ENTRE PEÑA AMAYA Y PEÑA ULAÑA NACE EL CORAZÓN DE LAS LORAS
J. C. R. / Burgos
Los dos macizos rocosos de piedra caliza se desafían uno frente a otro y compiten como enclaves defensivos desde la época prerromana hasta la Reconquista.
Entre Humada, los dos Ordejones (de Arriba y de Abajo), Amaya y San Martín nacieron las peñas y las Loras, que así se le denomina a esta comarca, que, sin tener una altitud notable, pues rondan los 1.200 ó 1.300 metros, permiten una espectacular visión de esta zona de la provincia. Situada al noroeste y pegada a la provincia de Palencia han sido a lo largo de la historia de la humanidad enclaves importantes desde la época prerromana hasta la actualidad pasando por la Reconquista.
Belleza fina, sin estridencias. Lomas rígidas, piedra caliza y vegetación propia de la España continental, lugares en los que la población resistió el paso de decenas de civilizaciones, por ejemplo la peña El Castillo, una acrópolis natural asediada por las tropas del emperador Augusto o la capital, Amaya Patricia, que sufrió las acometidas y luchas entre cristianos y musulmanes.
En Peña Amaya la vegetación trae aromas de tomillo y aliagas, de manzanilla y brezo. Eso en su base, en el regazo más hondo de la montaña porque arriba, en las peñas, en las crestas, las rapaces sobrevuelan por encima de la montaña.
Peña Amaya es suave en las formas, pero agreste y fría en su interior. Los inviernos nevosos han modelado su figura de fina estampa; los vientos fríos del norte han rapado su vegetación al ras del suelo y el calor de los veranos secos ha permitido ver en su esplendor la caliza rala de su altura.
Peña Amaya se deja ver; se deja conocer, pero de lejos. Tanto que desde cualquier punto del noroeste de la provincia se levanta altiva. La distancia engaña y cuando parece que uno la puede tocar con la punta de los dedos, se desvanece. Es el sueño querido por muchos pero que se queda cerrado entre el consciente y el subconsciente del duermevela.
Ulaña
La Peña Ulaña, desde enfrente, mira y desafía sin cesar a Amaya. Levanta la vista desde el otro lado de la carretera y empuña su arma. Sus crestas la envalentonan y es entonces cuando se lanza al ataque visual. Sus formaciones sinclinales son espadas afiladas; el monte abrupto es el contrapunto de la llanura sobre las que se configura Peña Amaya que, de lejos, parece la cubierta de ese Titanic fantasmagórico varado en mitad de la Castilla que ya roza con el Cantábrico.

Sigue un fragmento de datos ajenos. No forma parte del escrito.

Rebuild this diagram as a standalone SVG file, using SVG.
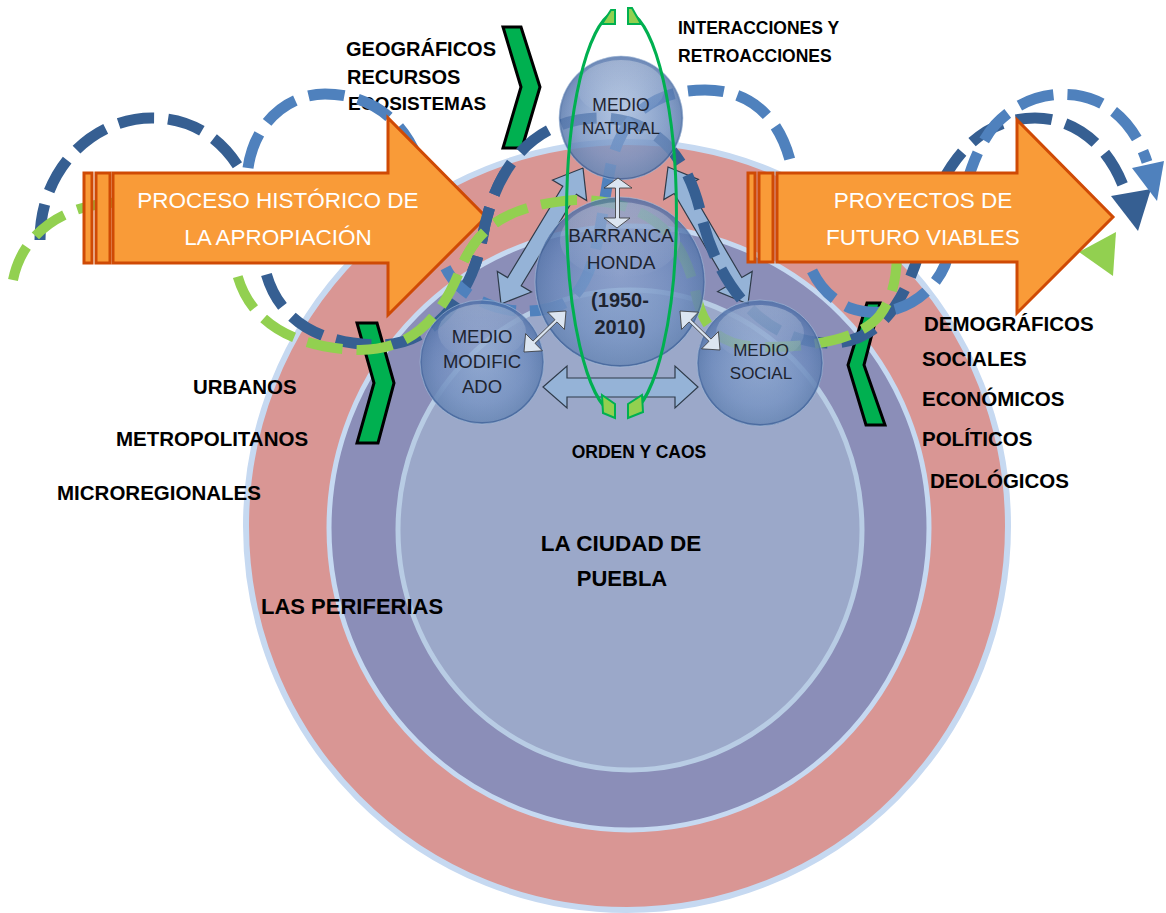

Desde Ulaña se divisan las nueve Loras: Carrascal, Pinza, Tuerces, Rebolledo de la Torre, Albacastro, Villela, Cuevas de Amaya, Barriolucio y como no, la reina del lugar: Peña Amaya.
Llega en ‘otoñinvierno’–esa estación intermedia que se balancea en las copas de los árboles para hacer caer las últimas hojas secas de los castaños, los chopos, las hayas y los robles carrascos– y las heladas de madrugada esparcen sobre las rocas una capa de raso blanco para que el sol de mediodía la rasgue y la convierta en millones de pequeñas gotitas para que la tierra chupe y se alimente.
Y desde allí, el caminante mira al horizonte, frota sus ojos heridos por la sencillez de la montaña y emprende camino a la posada donde el calor de la leña en la chimenea no es capaz de consolarle.